-- START DATASET CONTENT --

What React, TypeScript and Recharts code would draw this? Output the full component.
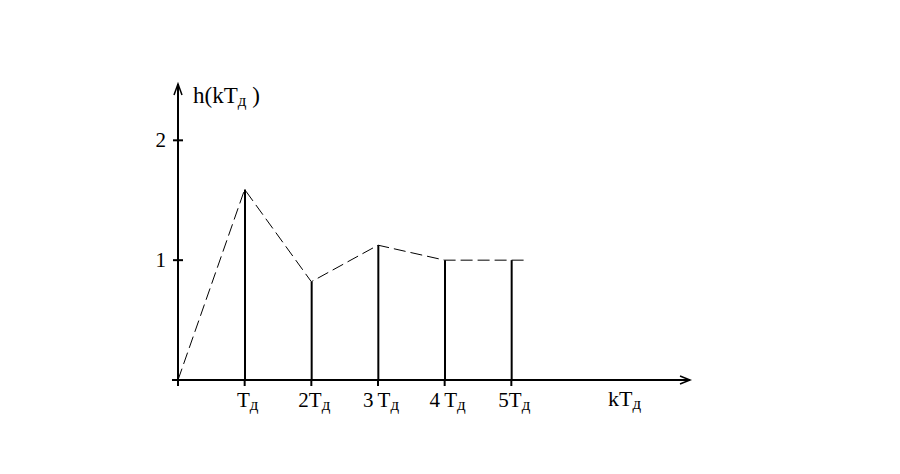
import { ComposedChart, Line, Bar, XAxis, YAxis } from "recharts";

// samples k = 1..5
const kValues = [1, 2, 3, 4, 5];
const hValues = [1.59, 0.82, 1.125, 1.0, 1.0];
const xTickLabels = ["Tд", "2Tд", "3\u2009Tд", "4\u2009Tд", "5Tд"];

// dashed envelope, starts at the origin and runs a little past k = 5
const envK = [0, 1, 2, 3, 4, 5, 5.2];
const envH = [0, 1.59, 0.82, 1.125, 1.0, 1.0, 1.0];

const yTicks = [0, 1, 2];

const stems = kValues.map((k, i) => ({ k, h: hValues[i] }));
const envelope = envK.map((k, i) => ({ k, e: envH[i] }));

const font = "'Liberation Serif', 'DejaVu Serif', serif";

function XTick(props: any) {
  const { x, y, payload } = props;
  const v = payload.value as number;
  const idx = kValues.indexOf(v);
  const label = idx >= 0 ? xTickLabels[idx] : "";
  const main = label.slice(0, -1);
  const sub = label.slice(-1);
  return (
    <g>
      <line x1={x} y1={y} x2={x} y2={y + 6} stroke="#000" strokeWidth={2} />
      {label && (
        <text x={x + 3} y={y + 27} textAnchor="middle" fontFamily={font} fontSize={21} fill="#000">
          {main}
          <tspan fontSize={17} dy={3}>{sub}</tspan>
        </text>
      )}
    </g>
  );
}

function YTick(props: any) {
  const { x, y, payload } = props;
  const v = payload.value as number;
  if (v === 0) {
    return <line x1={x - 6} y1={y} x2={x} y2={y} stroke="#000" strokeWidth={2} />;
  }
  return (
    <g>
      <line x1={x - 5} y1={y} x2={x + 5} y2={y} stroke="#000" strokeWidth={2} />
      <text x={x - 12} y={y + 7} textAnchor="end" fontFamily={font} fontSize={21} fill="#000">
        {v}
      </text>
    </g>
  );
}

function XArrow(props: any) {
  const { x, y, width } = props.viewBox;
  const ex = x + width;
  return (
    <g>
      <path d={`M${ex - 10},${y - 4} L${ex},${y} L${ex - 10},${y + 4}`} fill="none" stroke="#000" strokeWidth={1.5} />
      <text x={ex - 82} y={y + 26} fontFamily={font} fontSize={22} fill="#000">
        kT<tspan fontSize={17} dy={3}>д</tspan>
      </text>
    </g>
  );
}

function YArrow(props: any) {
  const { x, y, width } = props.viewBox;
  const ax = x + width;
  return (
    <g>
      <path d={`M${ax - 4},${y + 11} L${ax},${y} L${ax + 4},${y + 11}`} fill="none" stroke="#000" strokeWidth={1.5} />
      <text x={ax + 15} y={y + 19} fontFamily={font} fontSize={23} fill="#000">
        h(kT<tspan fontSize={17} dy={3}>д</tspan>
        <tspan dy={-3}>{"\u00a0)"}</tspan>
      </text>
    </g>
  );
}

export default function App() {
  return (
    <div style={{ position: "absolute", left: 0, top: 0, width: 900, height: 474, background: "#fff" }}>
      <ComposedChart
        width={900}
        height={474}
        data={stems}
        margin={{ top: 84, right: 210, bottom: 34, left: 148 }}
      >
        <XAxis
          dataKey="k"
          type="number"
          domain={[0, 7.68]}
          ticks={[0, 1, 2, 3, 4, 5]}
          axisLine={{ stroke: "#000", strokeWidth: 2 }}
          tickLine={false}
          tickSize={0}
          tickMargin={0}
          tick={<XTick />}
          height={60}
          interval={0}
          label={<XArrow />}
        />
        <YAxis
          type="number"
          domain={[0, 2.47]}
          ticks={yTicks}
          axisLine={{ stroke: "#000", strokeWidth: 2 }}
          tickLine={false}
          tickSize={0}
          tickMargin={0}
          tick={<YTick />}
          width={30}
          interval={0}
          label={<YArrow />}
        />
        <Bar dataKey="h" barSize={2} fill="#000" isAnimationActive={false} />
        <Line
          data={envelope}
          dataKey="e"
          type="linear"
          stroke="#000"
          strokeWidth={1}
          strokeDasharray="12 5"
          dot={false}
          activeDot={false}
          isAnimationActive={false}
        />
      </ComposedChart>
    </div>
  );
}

-- END DATASET CONTENT --

■ TASK INSTRUCTIONS ■
From the first line above to the line containing "const yTicks = [0, 1, 2];", repeat each line exactly. Pictures stay out.

■ RESULT OF THE EXERCISE ■
What React, TypeScript and Recharts code would draw this? Output the full component.
import { ComposedChart, Line, Bar, XAxis, YAxis } from "recharts";

// samples k = 1..5
const kValues = [1, 2, 3, 4, 5];
const hValues = [1.59, 0.82, 1.125, 1.0, 1.0];
const xTickLabels = ["Tд", "2Tд", "3\u2009Tд", "4\u2009Tд", "5Tд"];

// dashed envelope, starts at the origin and runs a little past k = 5
const envK = [0, 1, 2, 3, 4, 5, 5.2];
const envH = [0, 1.59, 0.82, 1.125, 1.0, 1.0, 1.0];

const yTicks = [0, 1, 2];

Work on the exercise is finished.